Milovanovic and Lamb argued that the indictment against them was due to be dismissed because, as independent contractors, they had neither an agency nor an employment relationship with the DOL and therefore could not have committed honest services mail fraud. Interpreting Skilling, the Ninth Circuit held that the breach of a fiduciary duty is a required element of honest services fraud, but that such fiduciary duty "is not limited to a formal 'fiduciary' relationship well-known in the law, but also extends to a trusting relationship in which one party acts for the benefit of another and induces the trusting party to relax the care and vigilance which it would ordinarily exercise." Id. at *6–7. Because Milovanovic and Lamb, despite their independent contractor status, "well knew that the State relied on their fidelity in administering and translating the tests in order to grant CDLs to applicants," the indictment against them alleged "a breach of a position of trust" sufficient to permit the prosecution to go forward. Id.

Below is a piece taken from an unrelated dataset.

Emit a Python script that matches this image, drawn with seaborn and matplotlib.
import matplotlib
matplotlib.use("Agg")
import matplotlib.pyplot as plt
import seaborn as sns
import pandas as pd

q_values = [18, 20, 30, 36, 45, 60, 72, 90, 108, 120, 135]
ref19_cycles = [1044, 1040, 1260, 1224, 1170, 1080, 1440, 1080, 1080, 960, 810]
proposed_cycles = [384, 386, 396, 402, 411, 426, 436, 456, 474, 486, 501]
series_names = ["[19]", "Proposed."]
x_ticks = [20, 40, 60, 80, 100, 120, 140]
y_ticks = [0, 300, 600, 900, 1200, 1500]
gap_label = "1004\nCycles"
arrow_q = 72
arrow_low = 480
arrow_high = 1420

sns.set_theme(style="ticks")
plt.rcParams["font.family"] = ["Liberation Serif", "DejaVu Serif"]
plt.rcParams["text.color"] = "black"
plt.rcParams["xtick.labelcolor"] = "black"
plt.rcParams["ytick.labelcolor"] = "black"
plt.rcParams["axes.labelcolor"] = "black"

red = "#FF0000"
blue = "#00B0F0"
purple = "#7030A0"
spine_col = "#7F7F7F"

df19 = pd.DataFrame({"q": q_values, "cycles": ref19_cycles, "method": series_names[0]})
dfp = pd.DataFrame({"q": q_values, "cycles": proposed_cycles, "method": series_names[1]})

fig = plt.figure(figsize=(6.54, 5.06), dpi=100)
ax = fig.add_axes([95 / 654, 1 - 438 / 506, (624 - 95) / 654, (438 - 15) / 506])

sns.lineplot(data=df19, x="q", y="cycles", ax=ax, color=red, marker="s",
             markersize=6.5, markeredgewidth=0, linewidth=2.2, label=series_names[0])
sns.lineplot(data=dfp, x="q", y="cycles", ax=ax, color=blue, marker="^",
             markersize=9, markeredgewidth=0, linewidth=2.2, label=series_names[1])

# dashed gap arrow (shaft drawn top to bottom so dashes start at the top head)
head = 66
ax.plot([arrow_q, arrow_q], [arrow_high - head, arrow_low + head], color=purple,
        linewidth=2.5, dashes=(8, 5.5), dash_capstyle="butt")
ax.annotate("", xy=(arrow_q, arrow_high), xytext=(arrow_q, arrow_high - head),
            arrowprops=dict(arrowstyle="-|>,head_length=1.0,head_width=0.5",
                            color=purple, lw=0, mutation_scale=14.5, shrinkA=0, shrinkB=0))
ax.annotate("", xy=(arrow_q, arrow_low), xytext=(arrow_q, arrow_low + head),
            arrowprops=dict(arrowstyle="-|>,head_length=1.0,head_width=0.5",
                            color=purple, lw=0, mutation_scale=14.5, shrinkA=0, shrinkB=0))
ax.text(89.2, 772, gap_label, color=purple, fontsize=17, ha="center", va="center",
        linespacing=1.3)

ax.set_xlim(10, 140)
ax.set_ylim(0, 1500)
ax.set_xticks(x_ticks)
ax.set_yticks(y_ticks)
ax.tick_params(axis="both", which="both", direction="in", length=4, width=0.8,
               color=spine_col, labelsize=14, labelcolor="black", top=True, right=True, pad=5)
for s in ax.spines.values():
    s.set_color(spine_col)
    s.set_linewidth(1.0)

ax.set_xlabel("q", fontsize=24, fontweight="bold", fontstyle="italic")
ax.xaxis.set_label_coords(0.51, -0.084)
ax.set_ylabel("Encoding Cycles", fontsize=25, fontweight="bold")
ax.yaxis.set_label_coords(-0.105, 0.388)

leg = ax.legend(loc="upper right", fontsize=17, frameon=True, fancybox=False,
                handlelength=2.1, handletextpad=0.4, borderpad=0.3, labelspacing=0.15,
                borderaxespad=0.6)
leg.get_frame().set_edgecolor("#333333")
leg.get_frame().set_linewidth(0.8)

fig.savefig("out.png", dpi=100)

Although the Ninth Circuit's decision in Milovanovic clarifies that independent contractor status does not, on its own, preclude the existence of a fiduciary duty, the court nevertheless failed to provide the precise definition of fiduciary duty that Justice Scalia believed to be essential to a clear understanding of the conduct proscribed by § 1346. Instead, the Ninth Circuit largely punted that inquiry to the jury with little guidance apart from its vague "trusting relationship" formulation. A jury, therefore, now must decide whether Milovanovic and Lamb "acted for the benefit" of the DOL and induced the DOL to "relax the care and vigilance which it would ordinarily exercise." Id.

In short, Milovanovic failed to provide much clarity in the honest-services realm. However, it has signaled that contractors of all stripes, and particularly government contractors, must be wary of the possibility that engaging in bribery or kickback activity may result in a charge of federal honest services fraud under § 1346. Moreover, it has also made clear that contractors may not rely on status as an "independent contractor" or arms-length dealing to avoid liability under the honest-services statute.